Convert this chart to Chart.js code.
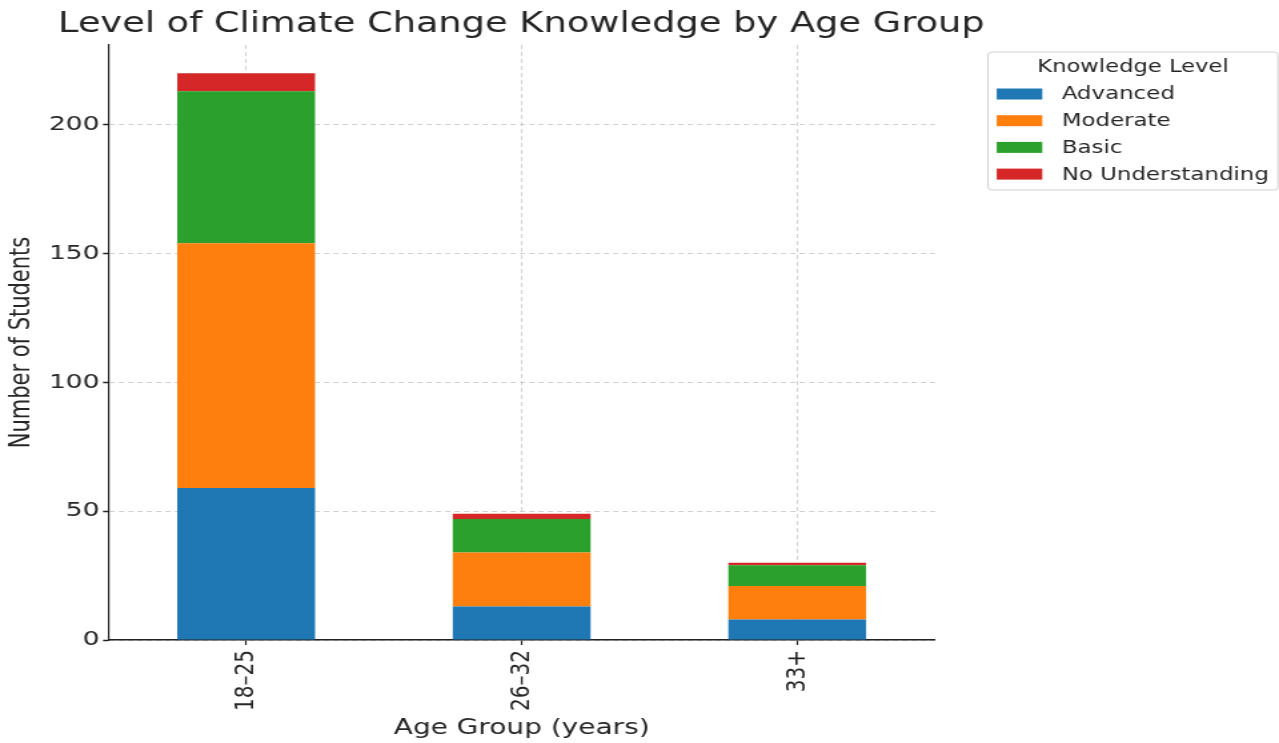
<!DOCTYPE html>
<html>
<head>
<meta charset="utf-8">
<script src="https://cdn.jsdelivr.net/npm/chart.js@4/dist/chart.umd.min.js"></script>
<style>
	html, body { margin: 0; padding: 0; background: #fff; overflow: hidden; }
	#wrap { width: 960px; height: 743px; transform: scale(1.3323, 1); transform-origin: 0 0; }
	canvas { display: block; }
</style>
</head>
<body>
<div id="wrap"><canvas id="chart" width="960" height="743" style="width: 960px; height: 743px"></canvas></div>
<script>
const ageGroups = ["18–25", "26–32", "33+"];
const knowledgeLevels = ["Advanced", "Moderate", "Basic", "No Understanding"];
const advanced = [59, 13, 8];
const moderate = [95, 21, 13];
const basic = [59, 13, 8];
const noUnderstanding = [7, 2, 1];
const yTicks = [0, 50, 100, 150, 200];

const colors = ["#1f77b4", "#ff7f0e", "#2ca02c", "#d62728"];
const seriesValues = [advanced, moderate, basic, noUnderstanding];
const textColor = "#262626";
const font = "'DejaVu Sans', sans-serif";

// title + boxed legend, drawn on the canvas
const decorations = {
	id: "decorations",
	afterDraw(chart) {
		const ctx = chart.ctx;
		ctx.save();
		ctx.fillStyle = textColor;
		ctx.font = `27.6px ${font}`;
		ctx.textAlign = "left";
		ctx.textBaseline = "alphabetic";
		ctx.fillText("Level of Climate Change Knowledge by Age Group", 43.5, 31.5);

		// legend box
		const bx = 741.6, by = 52, bw = 217.6, bh = 138;
		ctx.strokeStyle = "#d0d0d0";
		ctx.lineWidth = 1;
		ctx.beginPath();
		ctx.roundRect(bx, by, bw, bh, 3);
		ctx.stroke();

		ctx.font = `17px ${font}`;
		ctx.textAlign = "center";
		ctx.textBaseline = "middle";
		ctx.fillText("Knowledge Level", bx + bw / 2, 68);

		ctx.textAlign = "left";
		chart.data.datasets.forEach((ds, i) => {
			const cy = 94 + i * 26.7;
			ctx.fillStyle = ds.backgroundColor;
			ctx.fillRect(748.1, cy - 5.5, 34.2, 11);
			ctx.fillStyle = textColor;
			ctx.font = `17.2px ${font}`;
			ctx.fillText(ds.label, 796.9, cy + 1);
		});
		ctx.restore();
	},
};

const datasets = knowledgeLevels.map((label, i) => ({
	label,
	data: seriesValues[i],
	backgroundColor: colors[i],
	borderWidth: 0,
	categoryPercentage: 1,
	barPercentage: 0.5,
}));

new Chart(document.getElementById("chart").getContext("2d"), {
	type: "bar",
	data: { labels: ageGroups, datasets },
	options: {
		responsive: false,
		animation: false,
		layout: { padding: { top: 45, right: 258.2, left: 0, bottom: 0 } },
		plugins: {
			legend: { display: false },
			title: { display: false },
			tooltip: { enabled: false },
		},
		scales: {
			x: {
				stacked: true,
				z: 1,
				afterFit: (scale) => { scale.height = 103; },
				grid: {
					offset: false,
					color: "rgba(176,176,176,0.6)",
					lineWidth: 1,
					tickLength: 5,
					tickColor: "#222",
					tickWidth: 1.2,
					tickBorderDash: [],
				},
				border: { color: "#222", width: 1.5, dash: [4, 3] },
				ticks: {
					color: textColor,
					font: { family: font, size: 20 },
					minRotation: 90,
					maxRotation: 90,
					autoSkip: false,
					padding: 5,
				},
				title: {
					display: true,
					text: "Age Group (years)",
					color: textColor,
					font: { family: font, size: 21 },
					padding: { top: 0, bottom: 2 },
				},
			},
			y: {
				stacked: true,
				z: 1,
				min: 0,
				max: 231,
				afterFit: (scale) => { scale.width = 81.3; },
				afterBuildTicks: (scale) => {
					scale.ticks = yTicks.map((value) => ({ value }));
				},
				grid: {
					color: "rgba(176,176,176,0.6)",
					lineWidth: 1,
					tickLength: 4,
					tickColor: "#222",
					tickWidth: 1.5,
					tickBorderDash: [],
				},
				border: { color: "#222", width: 1.2, dash: [4, 3] },
				ticks: {
					color: textColor,
					font: { family: font, size: 20 },
					padding: 2.5,
				},
				title: {
					display: true,
					text: "Number of Students",
					color: textColor,
					font: { family: font, size: 21 },
					padding: { top: 4, bottom: 0 },
				},
			},
		},
	},
	plugins: [decorations],
});
</script>
</body>
</html>
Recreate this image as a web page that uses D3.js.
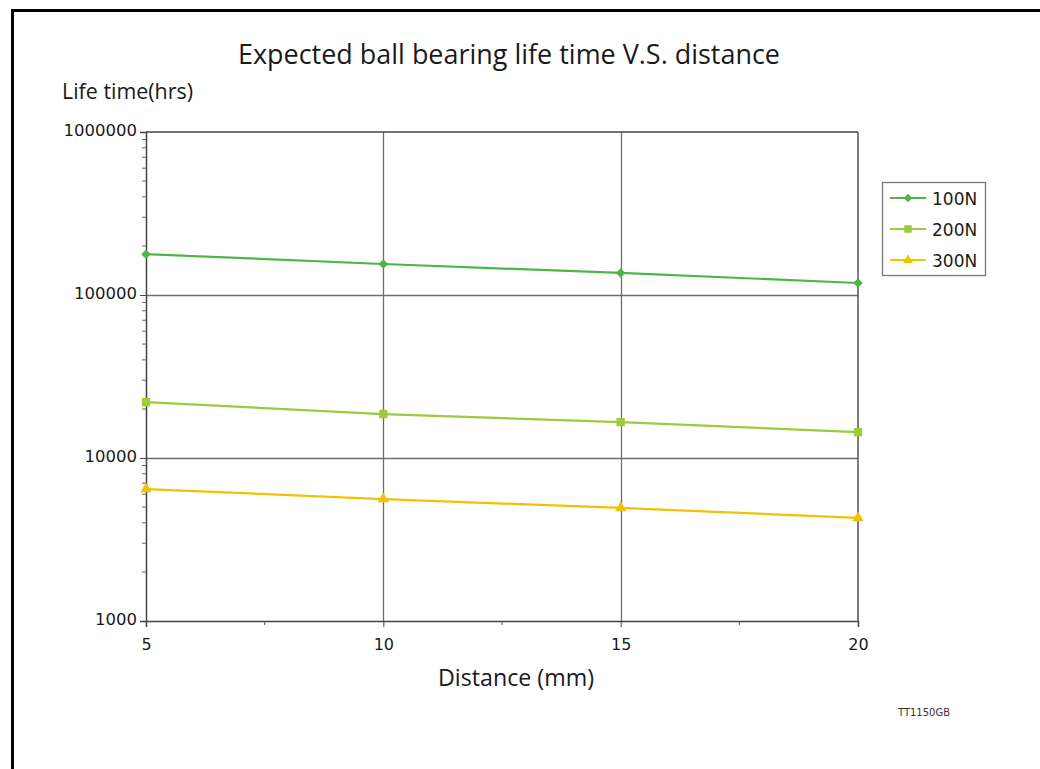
<!DOCTYPE html>
<html><head><meta charset="utf-8">
<script src="https://cdn.jsdelivr.net/npm/d3@7"></script>
<style>body{margin:0;background:#fff} svg{display:block}</style>
</head><body>
<script>
const distances = [5, 10, 15, 20];
const seriesNames = ["100N", "200N", "300N"];
const life100 = [178000, 155000, 136500, 118500];
const life200 = [22000, 18600, 16600, 14400];
const life300 = [6450, 5600, 4940, 4290];
const yTickValues = [1000, 10000, 100000, 1000000];
const xTickValues = [5, 10, 15, 20];
const xMinorTicks = [7.5, 12.5, 17.5];
const seriesColors = ["#4fb548", "#9ccb3b", "#f2c200"];
const seriesSymbols = ["diamond", "square", "triangle"];

const series = seriesNames.map((name, i) => ({
  name, color: seriesColors[i], symbol: seriesSymbols[i],
  values: [life100, life200, life300][i].map((v, j) => ({x: distances[j], y: v}))
}));

function marker(sel, type, scale) {
  if (type === "diamond") {
    sel.append("path").attr("d", d3.symbol().type(d3.symbolSquare).size(46 * scale)())
      .attr("transform", "rotate(45)");
  } else if (type === "square") {
    sel.append("path").attr("d", d3.symbol().type(d3.symbolSquare).size(70 * scale)());
  } else {
    sel.append("path").attr("d", d3.symbol().type(d3.symbolTriangle).size(55 * scale)());
  }
}

const W = 1040, H = 769;
const svg = d3.select("body").append("svg").attr("width", W).attr("height", H);

// outer frame (top and left)
svg.append("path").attr("d", "M12.5,769 V10.5 H1040").attr("fill", "none").attr("stroke", "#000").attr("stroke-width", 3);

const x = d3.scaleLinear().domain([5, 20]).range([146, 858]);
const y = d3.scaleLog().domain([1000, 1000000]).range([621, 132]);

const fontTick = "'DejaVu Sans', Verdana, sans-serif";
const fontTitle = "'Open Sans', 'DejaVu Sans', sans-serif";

// grid lines
svg.append("g").selectAll("line").data(yTickValues.slice(1, 3)).join("line")
  .attr("x1", x(5)).attr("x2", x(20)).attr("y1", d => Math.round(y(d)) + 0.5).attr("y2", d => Math.round(y(d)) + 0.5)
  .attr("stroke", "#6e6e6e").attr("stroke-width", 1.3);
svg.append("g").selectAll("line").data(xTickValues.slice(1, 3)).join("line")
  .attr("y1", y(1000)).attr("y2", y(1000000)).attr("x1", d => Math.round(x(d)) + 0.5).attr("x2", d => Math.round(x(d)) + 0.5)
  .attr("stroke", "#6e6e6e").attr("stroke-width", 1.3);

// y axis
const yMinor = [];
for (let e = 3; e < 6; e++) for (let m = 2; m <= 9; m++) yMinor.push(m * Math.pow(10, e));
const yAxis = svg.append("g").attr("transform", `translate(${x(5)},0)`)
  .call(d3.axisLeft(y).tickValues(yTickValues).tickFormat(d3.format("d")).tickSize(6).tickPadding(3));
yAxis.select(".domain").attr("stroke", "#444").attr("stroke-width", 1.5);
yAxis.selectAll(".tick line").attr("stroke", "#444");
yAxis.selectAll(".tick text").attr("font-family", fontTick).attr("font-size", 16.5).attr("fill", "#1a1a1a")
  .attr("dy", "0.2em");
svg.append("g").selectAll("line").data(yMinor).join("line")
  .attr("x1", x(5) - 4).attr("x2", x(5)).attr("y1", d => y(d)).attr("y2", d => y(d))
  .attr("stroke", "#666").attr("stroke-width", 1);

// x axis
const xAxis = svg.append("g").attr("transform", `translate(0,${y(1000)})`)
  .call(d3.axisBottom(x).tickValues(xTickValues).tickFormat(d3.format("d")).tickSize(6).tickPadding(12));
xAxis.select(".domain").attr("stroke", "#444").attr("stroke-width", 1.5);
xAxis.selectAll(".tick line").attr("stroke", "#444");
xAxis.selectAll(".tick text").attr("font-family", fontTick).attr("font-size", 16).attr("fill", "#1a1a1a");
svg.append("g").selectAll("line").data(xMinorTicks).join("line")
  .attr("x1", d => x(d)).attr("x2", d => x(d)).attr("y1", y(1000)).attr("y2", y(1000) + 4)
  .attr("stroke", "#555");

// top & right border lines
svg.append("line").attr("x1", x(5)).attr("x2", x(20)).attr("y1", y(1e6)).attr("y2", y(1e6)).attr("stroke", "#444").attr("stroke-width", 1.3);
svg.append("line").attr("x1", x(20)).attr("x2", x(20)).attr("y1", y(1e6)).attr("y2", y(1000)).attr("stroke", "#555").attr("stroke-width", 1.5);

// series
const line = d3.line().x(d => x(d.x)).y(d => y(d.y));
series.forEach(s => {
  svg.append("path").datum(s.values).attr("d", line).attr("fill", "none")
    .attr("stroke", s.color).attr("stroke-width", 2.2);
  svg.append("g").attr("fill", s.color).selectAll("g").data(s.values).join("g")
    .attr("transform", d => `translate(${x(d.x)},${y(d.y)})`)
    .each(function () { marker(d3.select(this), s.symbol, 1); });
});

// titles
svg.append("text").attr("x", 509).attr("y", 64).attr("text-anchor", "middle")
  .attr("font-family", fontTitle).attr("font-size", 28).attr("fill", "#1a1a1a")
  .attr("textLength", 542).attr("lengthAdjust", "spacingAndGlyphs")
  .text("Expected ball bearing life time V.S. distance");
svg.append("text").attr("x", 62).attr("y", 99)
  .attr("font-family", fontTitle).attr("font-size", 21).attr("fill", "#1a1a1a")
  .attr("textLength", 131).attr("lengthAdjust", "spacingAndGlyphs")
  .text("Life time(hrs)");
svg.append("text").attr("x", 516).attr("y", 686).attr("text-anchor", "middle")
  .attr("font-family", fontTitle).attr("font-size", 24).attr("fill", "#1a1a1a")
  .attr("textLength", 156).attr("lengthAdjust", "spacingAndGlyphs")
  .text("Distance (mm)");
svg.append("text").attr("x", 924).attr("y", 716).attr("text-anchor", "middle")
  .attr("font-family", fontTick).attr("font-size", 11).attr("fill", "#333")
  .attr("textLength", 52).attr("lengthAdjust", "spacingAndGlyphs")
  .text("TT1150GB");

// legend
const lg = svg.append("g").attr("transform", "translate(882,182)");
lg.append("rect").attr("x", 0.5).attr("y", 0.5).attr("width", 103).attr("height", 93)
  .attr("fill", "#fff").attr("stroke", "#777").attr("stroke-width", 1.3);
series.forEach((s, i) => {
  const cy = 16 + i * 31;
  lg.append("line").attr("x1", 8).attr("x2", 44).attr("y1", cy).attr("y2", cy)
    .attr("stroke", s.color).attr("stroke-width", 2.2);
  const g = lg.append("g").attr("fill", s.color).attr("transform", `translate(26,${cy})`);
  marker(g, s.symbol, 0.8);
  lg.append("text").attr("x", 50).attr("y", cy + 6.5)
    .attr("font-family", fontTick).attr("font-size", 17).attr("fill", "#1a1a1a").text(s.name);
});
</script>
</body></html>
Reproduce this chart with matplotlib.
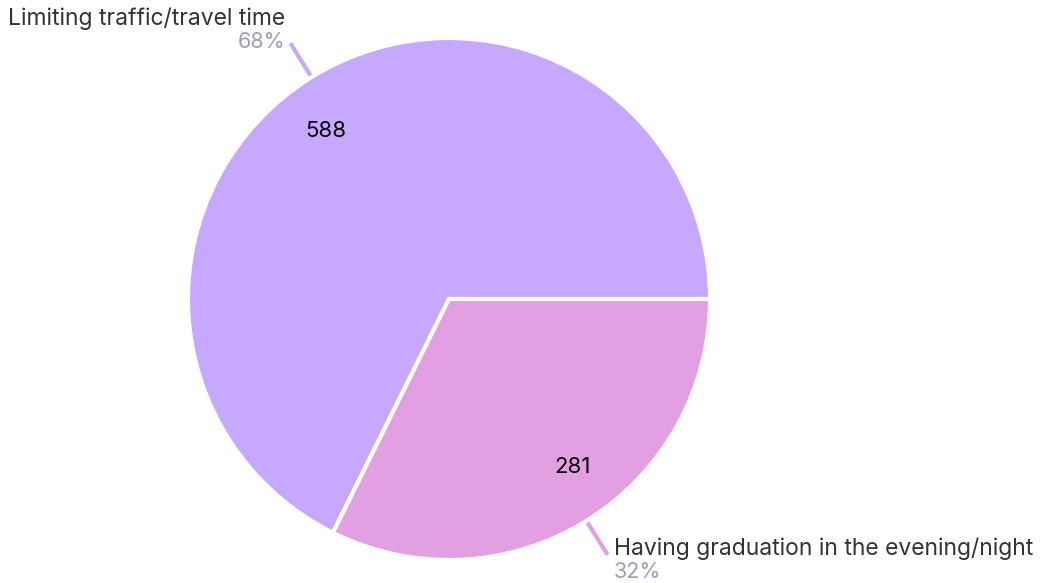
import matplotlib
matplotlib.use("Agg")
import matplotlib.pyplot as plt
import numpy as np

categories = ["Limiting traffic/travel time", "Having graduation in the evening/night"]
values = [588, 281]
colors = ["#C6A8FF", "#E29FE1"]

W, H = 1045, 583
fig = plt.figure(figsize=(W / 100, H / 100), dpi=100)
ax = fig.add_axes([0, 0, 1, 1])
plt.rcParams['font.family'] = ['Inter', 'DejaVu Sans']

cx, cy, r = 449, H - 299, 261

wedges, _ = ax.pie(values, colors=colors, startangle=0, counterclock=True,
                   center=(cx, cy), radius=r, frame=True,
                   wedgeprops=dict(edgecolor="white", linewidth=3))
ax.set_xlim(0, W)
ax.set_ylim(0, H)
ax.set_aspect("equal")
ax.axis("off")

total = sum(values)
for w, v, cat, col in zip(wedges, values, categories, colors):
    mid = np.deg2rad((w.theta1 + w.theta2) / 2)
    lab = mid + np.deg2rad(4.5)
    ax.text(cx + 0.8 * r * np.cos(lab), cy + 0.8 * r * np.sin(lab), f"{v}",
            ha="center", va="center", fontsize=16, color="black")
    c, s = np.cos(mid), np.sin(mid)
    x0, y0 = cx + (r + 2) * c, cy + (r + 2) * s
    x1, y1 = cx + (r + 40) * c, cy + (r + 40) * s
    ax.plot([x0, x1], [y0, y1], color=col, lw=3, solid_capstyle="butt")
    pct = f"{v / total * 100:.0f}%"
    if c < 0:
        tx, ha = x1 - 5, "right"
        ly, py = y1 + 24, y1 + 1
    else:
        tx, ha = x1 + 6, "left"
        ly, py = y1 + 6, y1 - 17
    ax.text(tx, ly, cat, ha=ha, va="center", fontsize=16.5, color="#333333")
    ax.text(tx, py, pct, ha=ha, va="center", fontsize=15.5, color="#9B9DB5")

fig.savefig("out.png", dpi=100)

+ + + + +

*Your goal*
Report how many lines in these entries contain "matplotlib". Answer with the number only.

*Full answer*
4